### [Exercise details]
The data below should be restated word for word, with every picture omitted.

### [Collected material]

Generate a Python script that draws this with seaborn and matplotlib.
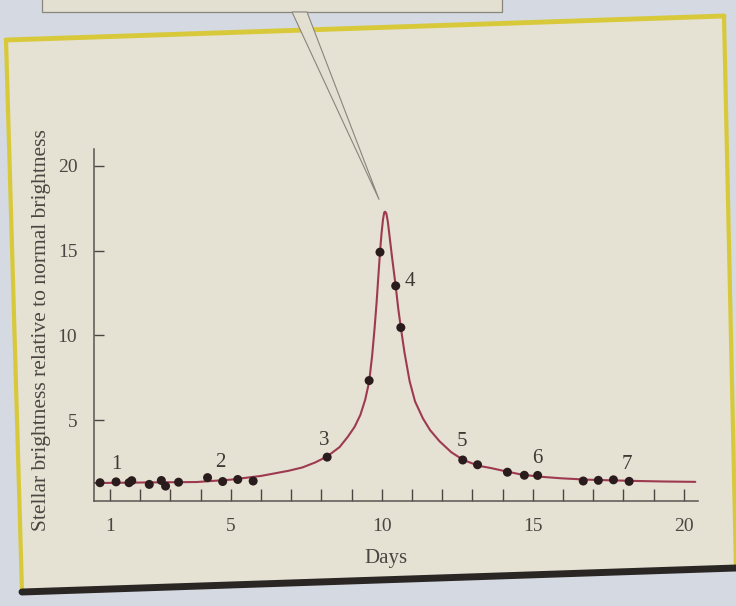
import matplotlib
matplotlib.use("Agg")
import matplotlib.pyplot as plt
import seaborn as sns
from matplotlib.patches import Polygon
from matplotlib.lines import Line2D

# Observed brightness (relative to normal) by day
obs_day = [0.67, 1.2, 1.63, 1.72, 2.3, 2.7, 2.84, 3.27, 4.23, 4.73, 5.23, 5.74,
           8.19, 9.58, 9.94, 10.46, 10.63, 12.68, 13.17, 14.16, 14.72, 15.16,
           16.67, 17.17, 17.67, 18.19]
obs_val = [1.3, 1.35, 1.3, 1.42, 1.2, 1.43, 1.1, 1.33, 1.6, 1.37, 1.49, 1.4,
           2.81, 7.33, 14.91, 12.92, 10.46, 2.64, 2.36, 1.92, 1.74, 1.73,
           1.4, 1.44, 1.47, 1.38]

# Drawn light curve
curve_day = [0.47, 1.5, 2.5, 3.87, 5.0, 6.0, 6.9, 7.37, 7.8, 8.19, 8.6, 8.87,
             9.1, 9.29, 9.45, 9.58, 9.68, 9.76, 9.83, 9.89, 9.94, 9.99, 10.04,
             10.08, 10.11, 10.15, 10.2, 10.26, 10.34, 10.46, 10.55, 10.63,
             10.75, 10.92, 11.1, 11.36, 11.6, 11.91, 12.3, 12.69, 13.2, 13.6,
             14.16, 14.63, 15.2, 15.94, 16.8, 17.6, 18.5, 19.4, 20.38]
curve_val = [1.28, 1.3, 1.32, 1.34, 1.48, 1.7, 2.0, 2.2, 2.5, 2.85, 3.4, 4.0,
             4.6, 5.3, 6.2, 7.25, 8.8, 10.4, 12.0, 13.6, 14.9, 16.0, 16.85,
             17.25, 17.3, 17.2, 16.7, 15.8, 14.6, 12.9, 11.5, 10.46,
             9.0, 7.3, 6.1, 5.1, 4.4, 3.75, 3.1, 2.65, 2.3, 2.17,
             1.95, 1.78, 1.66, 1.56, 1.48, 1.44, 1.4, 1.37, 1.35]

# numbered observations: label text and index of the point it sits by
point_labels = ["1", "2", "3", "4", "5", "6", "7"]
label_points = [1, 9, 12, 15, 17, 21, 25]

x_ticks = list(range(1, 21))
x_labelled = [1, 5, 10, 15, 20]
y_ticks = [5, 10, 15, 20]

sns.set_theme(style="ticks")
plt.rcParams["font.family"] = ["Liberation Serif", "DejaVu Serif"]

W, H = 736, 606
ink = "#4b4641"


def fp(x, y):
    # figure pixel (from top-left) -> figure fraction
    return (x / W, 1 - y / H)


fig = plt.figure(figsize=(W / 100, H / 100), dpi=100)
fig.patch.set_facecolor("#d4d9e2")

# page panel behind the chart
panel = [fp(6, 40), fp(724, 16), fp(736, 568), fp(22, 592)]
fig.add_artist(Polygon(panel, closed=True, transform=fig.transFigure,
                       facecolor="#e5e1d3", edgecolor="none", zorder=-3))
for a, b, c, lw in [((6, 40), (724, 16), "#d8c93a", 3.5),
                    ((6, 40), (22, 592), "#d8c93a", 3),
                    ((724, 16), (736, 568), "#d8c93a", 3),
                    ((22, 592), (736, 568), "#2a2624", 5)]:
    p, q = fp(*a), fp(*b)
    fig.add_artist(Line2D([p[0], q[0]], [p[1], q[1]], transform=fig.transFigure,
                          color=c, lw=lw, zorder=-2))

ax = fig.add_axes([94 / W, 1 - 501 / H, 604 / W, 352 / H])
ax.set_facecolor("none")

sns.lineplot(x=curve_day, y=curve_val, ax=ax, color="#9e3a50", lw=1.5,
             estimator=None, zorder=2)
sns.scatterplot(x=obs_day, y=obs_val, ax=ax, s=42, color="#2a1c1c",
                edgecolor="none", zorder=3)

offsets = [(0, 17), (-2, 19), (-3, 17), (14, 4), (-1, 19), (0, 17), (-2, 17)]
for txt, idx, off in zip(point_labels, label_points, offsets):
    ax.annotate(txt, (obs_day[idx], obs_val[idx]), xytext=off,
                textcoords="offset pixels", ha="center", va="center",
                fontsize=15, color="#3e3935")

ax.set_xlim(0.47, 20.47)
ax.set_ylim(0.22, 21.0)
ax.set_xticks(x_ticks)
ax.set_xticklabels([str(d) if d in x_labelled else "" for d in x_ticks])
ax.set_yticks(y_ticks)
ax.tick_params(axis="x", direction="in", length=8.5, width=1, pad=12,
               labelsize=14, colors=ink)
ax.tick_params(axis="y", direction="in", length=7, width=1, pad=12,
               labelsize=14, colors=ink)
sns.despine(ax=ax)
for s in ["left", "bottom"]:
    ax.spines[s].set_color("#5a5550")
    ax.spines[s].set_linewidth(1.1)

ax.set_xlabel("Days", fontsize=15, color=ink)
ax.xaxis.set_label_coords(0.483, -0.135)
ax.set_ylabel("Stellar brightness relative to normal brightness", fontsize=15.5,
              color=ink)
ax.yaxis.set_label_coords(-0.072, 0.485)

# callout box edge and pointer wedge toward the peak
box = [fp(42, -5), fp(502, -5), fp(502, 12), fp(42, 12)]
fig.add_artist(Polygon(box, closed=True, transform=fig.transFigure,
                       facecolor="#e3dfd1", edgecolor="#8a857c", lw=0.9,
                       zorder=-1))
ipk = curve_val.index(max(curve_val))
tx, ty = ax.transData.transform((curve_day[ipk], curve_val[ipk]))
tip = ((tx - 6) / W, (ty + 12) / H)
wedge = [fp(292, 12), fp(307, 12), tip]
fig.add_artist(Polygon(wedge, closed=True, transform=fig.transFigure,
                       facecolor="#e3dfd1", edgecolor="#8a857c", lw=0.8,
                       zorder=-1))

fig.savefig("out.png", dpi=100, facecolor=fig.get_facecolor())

### [Task response]
Generate a Python script that draws this with seaborn and matplotlib.
import matplotlib
matplotlib.use("Agg")
import matplotlib.pyplot as plt
import seaborn as sns
from matplotlib.patches import Polygon
from matplotlib.lines import Line2D

# Observed brightness (relative to normal) by day
obs_day = [0.67, 1.2, 1.63, 1.72, 2.3, 2.7, 2.84, 3.27, 4.23, 4.73, 5.23, 5.74,
           8.19, 9.58, 9.94, 10.46, 10.63, 12.68, 13.17, 14.16, 14.72, 15.16,
           16.67, 17.17, 17.67, 18.19]
obs_val = [1.3, 1.35, 1.3, 1.42, 1.2, 1.43, 1.1, 1.33, 1.6, 1.37, 1.49, 1.4,
           2.81, 7.33, 14.91, 12.92, 10.46, 2.64, 2.36, 1.92, 1.74, 1.73,
           1.4, 1.44, 1.47, 1.38]

# Drawn light curve
curve_day = [0.47, 1.5, 2.5, 3.87, 5.0, 6.0, 6.9, 7.37, 7.8, 8.19, 8.6, 8.87,
             9.1, 9.29, 9.45, 9.58, 9.68, 9.76, 9.83, 9.89, 9.94, 9.99, 10.04,
             10.08, 10.11, 10.15, 10.2, 10.26, 10.34, 10.46, 10.55, 10.63,
             10.75, 10.92, 11.1, 11.36, 11.6, 11.91, 12.3, 12.69, 13.2, 13.6,
             14.16, 14.63, 15.2, 15.94, 16.8, 17.6, 18.5, 19.4, 20.38]
curve_val = [1.28, 1.3, 1.32, 1.34, 1.48, 1.7, 2.0, 2.2, 2.5, 2.85, 3.4, 4.0,
             4.6, 5.3, 6.2, 7.25, 8.8, 10.4, 12.0, 13.6, 14.9, 16.0, 16.85,
             17.25, 17.3, 17.2, 16.7, 15.8, 14.6, 12.9, 11.5, 10.46,
             9.0, 7.3, 6.1, 5.1, 4.4, 3.75, 3.1, 2.65, 2.3, 2.17,
             1.95, 1.78, 1.66, 1.56, 1.48, 1.44, 1.4, 1.37, 1.35]

# numbered observations: label text and index of the point it sits by
point_labels = ["1", "2", "3", "4", "5", "6", "7"]
label_points = [1, 9, 12, 15, 17, 21, 25]

x_ticks = list(range(1, 21))
x_labelled = [1, 5, 10, 15, 20]
y_ticks = [5, 10, 15, 20]

sns.set_theme(style="ticks")
plt.rcParams["font.family"] = ["Liberation Serif", "DejaVu Serif"]

W, H = 736, 606
ink = "#4b4641"


def fp(x, y):
    # figure pixel (from top-left) -> figure fraction
    return (x / W, 1 - y / H)


fig = plt.figure(figsize=(W / 100, H / 100), dpi=100)
fig.patch.set_facecolor("#d4d9e2")

# page panel behind the chart
panel = [fp(6, 40), fp(724, 16), fp(736, 568), fp(22, 592)]
fig.add_artist(Polygon(panel, closed=True, transform=fig.transFigure,
                       facecolor="#e5e1d3", edgecolor="none", zorder=-3))
for a, b, c, lw in [((6, 40), (724, 16), "#d8c93a", 3.5),
                    ((6, 40), (22, 592), "#d8c93a", 3),
                    ((724, 16), (736, 568), "#d8c93a", 3),
                    ((22, 592), (736, 568), "#2a2624", 5)]:
    p, q = fp(*a), fp(*b)
    fig.add_artist(Line2D([p[0], q[0]], [p[1], q[1]], transform=fig.transFigure,
                          color=c, lw=lw, zorder=-2))

ax = fig.add_axes([94 / W, 1 - 501 / H, 604 / W, 352 / H])
ax.set_facecolor("none")

sns.lineplot(x=curve_day, y=curve_val, ax=ax, color="#9e3a50", lw=1.5,
             estimator=None, zorder=2)
sns.scatterplot(x=obs_day, y=obs_val, ax=ax, s=42, color="#2a1c1c",
                edgecolor="none", zorder=3)

offsets = [(0, 17), (-2, 19), (-3, 17), (14, 4), (-1, 19), (0, 17), (-2, 17)]
for txt, idx, off in zip(point_labels, label_points, offsets):
    ax.annotate(txt, (obs_day[idx], obs_val[idx]), xytext=off,
                textcoords="offset pixels", ha="center", va="center",
                fontsize=15, color="#3e3935")

ax.set_xlim(0.47, 20.47)
ax.set_ylim(0.22, 21.0)
ax.set_xticks(x_ticks)
ax.set_xticklabels([str(d) if d in x_labelled else "" for d in x_ticks])
ax.set_yticks(y_ticks)
ax.tick_params(axis="x", direction="in", length=8.5, width=1, pad=12,
               labelsize=14, colors=ink)
ax.tick_params(axis="y", direction="in", length=7, width=1, pad=12,
               labelsize=14, colors=ink)
sns.despine(ax=ax)
for s in ["left", "bottom"]:
    ax.spines[s].set_color("#5a5550")
    ax.spines[s].set_linewidth(1.1)

ax.set_xlabel("Days", fontsize=15, color=ink)
ax.xaxis.set_label_coords(0.483, -0.135)
ax.set_ylabel("Stellar brightness relative to normal brightness", fontsize=15.5,
              color=ink)
ax.yaxis.set_label_coords(-0.072, 0.485)

# callout box edge and pointer wedge toward the peak
box = [fp(42, -5), fp(502, -5), fp(502, 12), fp(42, 12)]
fig.add_artist(Polygon(box, closed=True, transform=fig.transFigure,
                       facecolor="#e3dfd1", edgecolor="#8a857c", lw=0.9,
                       zorder=-1))
ipk = curve_val.index(max(curve_val))
tx, ty = ax.transData.transform((curve_day[ipk], curve_val[ipk]))
tip = ((tx - 6) / W, (ty + 12) / H)
wedge = [fp(292, 12), fp(307, 12), tip]
fig.add_artist(Polygon(wedge, closed=True, transform=fig.transFigure,
                       facecolor="#e3dfd1", edgecolor="#8a857c", lw=0.8,
                       zorder=-1))

fig.savefig("out.png", dpi=100, facecolor=fig.get_facecolor())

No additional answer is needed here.